### Given material
* * * *
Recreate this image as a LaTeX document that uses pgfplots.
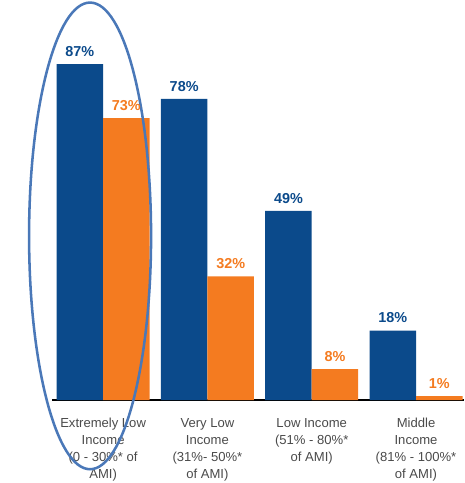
\documentclass[border=0pt]{standalone}
\usepackage{pgfplots}
\pgfplotsset{compat=1.18}
\usepackage{fontspec}
\setmainfont{Liberation Sans}
\definecolor{cblue}{HTML}{0B4A8B}
\definecolor{corange}{HTML}{F47B20}
\definecolor{cellipse}{HTML}{4A78B8}
\definecolor{ctext}{HTML}{4A4A4A}
\begin{document}
\begin{tikzpicture}
\begin{axis}[
  scale only axis,
  width=309pt, height=300pt,
  xmin=-0.49, xmax=3.46,
  ymin=0, ymax=103.6,
  axis x line*=bottom,
  axis y line=none,
  x axis line style={-, black, line width=1.5pt},
  xtick={0,1,2,3},
  xticklabels={{Extremely Low\\Income\\(0 - 30\%* of\\AMI)},{Very Low\\Income\\(31\%- 50\%*\\of AMI)},{Low Income\\(51\% - 80\%*\\of AMI)},{Middle\\Income\\(81\% - 100\%*\\of AMI)}},
  xticklabel style={align=center, font=\fontsize{9.8}{12.75}\selectfont, text=ctext, yshift=-10pt},
  major tick length=0pt,
  ybar, bar width=0.446,
  /pgf/number format/assume math mode=true,
  nodes near coords={\pgfmathprintnumber{\pgfplotspointmeta}\%},
  every node near coord/.append style={font=\bfseries\fontsize{10.8}{12}\selectfont, yshift=2pt},
  clip=false,
]
\addplot[fill=cblue, draw=none, bar shift=-0.223, every node near coord/.append style={text=cblue}] coordinates {(0,87) (1,78) (2,49) (3,18)};
\addplot[fill=corange, draw=none, bar shift=0.223, every node near coord/.append style={text=corange}] coordinates {(0,73) (1,32) (2,8) (3,1)};
\draw[cellipse, line width=1.9pt] (axis cs:-0.125,42.5) ellipse [x radius=45.75pt, y radius=175pt];
\coordinate (bl) at (rel axis cs:0,0);
\coordinate (tr) at (rel axis cs:1,1);
\end{axis}
\pgfresetboundingbox
\path ([xshift=-39pt,yshift=-62.25pt]bl) rectangle (tr);
\end{tikzpicture}
\end{document}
* * * *
### Instructions for the task
Give all the lines above again, character for character, without pictures.

### Answer for the task
Recreate this image as a LaTeX document that uses pgfplots.
\documentclass[border=0pt]{standalone}
\usepackage{pgfplots}
\pgfplotsset{compat=1.18}
\usepackage{fontspec}
\setmainfont{Liberation Sans}
\definecolor{cblue}{HTML}{0B4A8B}
\definecolor{corange}{HTML}{F47B20}
\definecolor{cellipse}{HTML}{4A78B8}
\definecolor{ctext}{HTML}{4A4A4A}
\begin{document}
\begin{tikzpicture}
\begin{axis}[
  scale only axis,
  width=309pt, height=300pt,
  xmin=-0.49, xmax=3.46,
  ymin=0, ymax=103.6,
  axis x line*=bottom,
  axis y line=none,
  x axis line style={-, black, line width=1.5pt},
  xtick={0,1,2,3},
  xticklabels={{Extremely Low\\Income\\(0 - 30\%* of\\AMI)},{Very Low\\Income\\(31\%- 50\%*\\of AMI)},{Low Income\\(51\% - 80\%*\\of AMI)},{Middle\\Income\\(81\% - 100\%*\\of AMI)}},
  xticklabel style={align=center, font=\fontsize{9.8}{12.75}\selectfont, text=ctext, yshift=-10pt},
  major tick length=0pt,
  ybar, bar width=0.446,
  /pgf/number format/assume math mode=true,
  nodes near coords={\pgfmathprintnumber{\pgfplotspointmeta}\%},
  every node near coord/.append style={font=\bfseries\fontsize{10.8}{12}\selectfont, yshift=2pt},
  clip=false,
]
\addplot[fill=cblue, draw=none, bar shift=-0.223, every node near coord/.append style={text=cblue}] coordinates {(0,87) (1,78) (2,49) (3,18)};
\addplot[fill=corange, draw=none, bar shift=0.223, every node near coord/.append style={text=corange}] coordinates {(0,73) (1,32) (2,8) (3,1)};
\draw[cellipse, line width=1.9pt] (axis cs:-0.125,42.5) ellipse [x radius=45.75pt, y radius=175pt];
\coordinate (bl) at (rel axis cs:0,0);
\coordinate (tr) at (rel axis cs:1,1);
\end{axis}
\pgfresetboundingbox
\path ([xshift=-39pt,yshift=-62.25pt]bl) rectangle (tr);
\end{tikzpicture}
\end{document}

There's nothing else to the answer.